**Exercise brief**
Copy out every line in which the string "image" occurs.

**Input**

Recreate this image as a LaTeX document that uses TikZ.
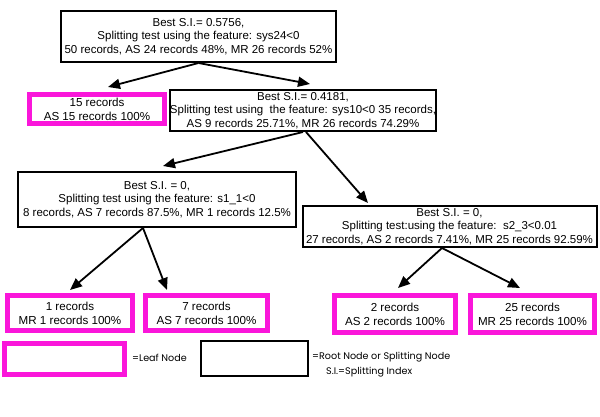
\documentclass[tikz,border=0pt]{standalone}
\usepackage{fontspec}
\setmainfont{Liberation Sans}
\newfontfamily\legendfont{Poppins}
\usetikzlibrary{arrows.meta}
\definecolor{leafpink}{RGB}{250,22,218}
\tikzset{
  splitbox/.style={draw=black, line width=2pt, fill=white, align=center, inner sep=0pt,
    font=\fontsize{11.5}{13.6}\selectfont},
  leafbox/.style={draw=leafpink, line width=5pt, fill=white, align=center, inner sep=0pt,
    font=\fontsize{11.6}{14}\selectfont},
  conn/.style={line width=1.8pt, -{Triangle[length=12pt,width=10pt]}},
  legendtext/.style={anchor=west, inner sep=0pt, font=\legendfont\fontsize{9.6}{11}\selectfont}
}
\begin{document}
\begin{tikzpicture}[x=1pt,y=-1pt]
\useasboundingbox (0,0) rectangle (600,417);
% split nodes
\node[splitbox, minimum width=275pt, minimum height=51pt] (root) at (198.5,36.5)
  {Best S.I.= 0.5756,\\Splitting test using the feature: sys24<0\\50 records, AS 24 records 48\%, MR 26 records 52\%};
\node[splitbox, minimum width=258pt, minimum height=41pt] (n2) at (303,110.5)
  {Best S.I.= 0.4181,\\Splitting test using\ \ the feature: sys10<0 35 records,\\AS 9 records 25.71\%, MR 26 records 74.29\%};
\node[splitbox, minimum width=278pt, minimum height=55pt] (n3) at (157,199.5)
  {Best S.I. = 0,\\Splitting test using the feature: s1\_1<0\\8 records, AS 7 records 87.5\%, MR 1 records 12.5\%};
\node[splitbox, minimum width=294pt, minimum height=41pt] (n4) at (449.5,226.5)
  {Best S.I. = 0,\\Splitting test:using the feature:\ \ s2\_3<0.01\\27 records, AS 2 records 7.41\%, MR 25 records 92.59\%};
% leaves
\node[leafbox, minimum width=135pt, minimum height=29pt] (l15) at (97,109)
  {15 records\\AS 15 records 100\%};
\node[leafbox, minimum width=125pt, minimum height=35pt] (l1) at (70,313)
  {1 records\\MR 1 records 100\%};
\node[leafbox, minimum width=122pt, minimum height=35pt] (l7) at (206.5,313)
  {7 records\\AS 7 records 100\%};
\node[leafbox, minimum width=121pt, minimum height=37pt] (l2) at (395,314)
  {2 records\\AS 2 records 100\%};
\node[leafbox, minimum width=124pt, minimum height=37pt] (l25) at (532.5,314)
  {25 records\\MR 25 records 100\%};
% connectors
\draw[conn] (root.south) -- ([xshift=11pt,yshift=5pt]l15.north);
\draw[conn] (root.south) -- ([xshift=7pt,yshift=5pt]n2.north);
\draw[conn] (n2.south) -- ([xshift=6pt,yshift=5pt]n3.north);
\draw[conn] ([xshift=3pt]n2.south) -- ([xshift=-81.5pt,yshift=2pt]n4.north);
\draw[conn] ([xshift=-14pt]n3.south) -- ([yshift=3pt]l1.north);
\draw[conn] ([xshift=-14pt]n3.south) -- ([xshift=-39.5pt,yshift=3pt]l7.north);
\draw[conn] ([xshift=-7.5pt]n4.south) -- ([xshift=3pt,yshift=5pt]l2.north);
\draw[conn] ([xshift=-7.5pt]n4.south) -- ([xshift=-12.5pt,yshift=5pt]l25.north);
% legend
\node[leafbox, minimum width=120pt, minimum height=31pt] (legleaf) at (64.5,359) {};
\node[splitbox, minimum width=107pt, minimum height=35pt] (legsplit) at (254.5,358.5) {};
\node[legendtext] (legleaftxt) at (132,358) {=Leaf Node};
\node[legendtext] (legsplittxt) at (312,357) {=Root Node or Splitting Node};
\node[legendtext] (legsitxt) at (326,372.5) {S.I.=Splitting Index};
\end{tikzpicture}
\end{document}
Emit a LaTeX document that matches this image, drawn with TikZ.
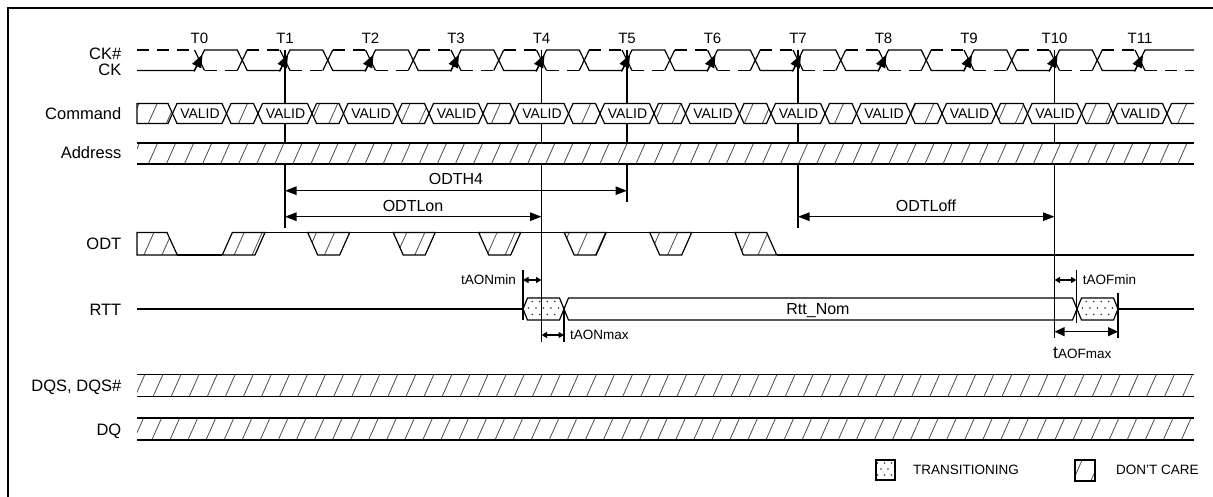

**Task result**
Recreate this image as a LaTeX document that uses TikZ.
Emit a LaTeX document that matches this image, drawn with TikZ.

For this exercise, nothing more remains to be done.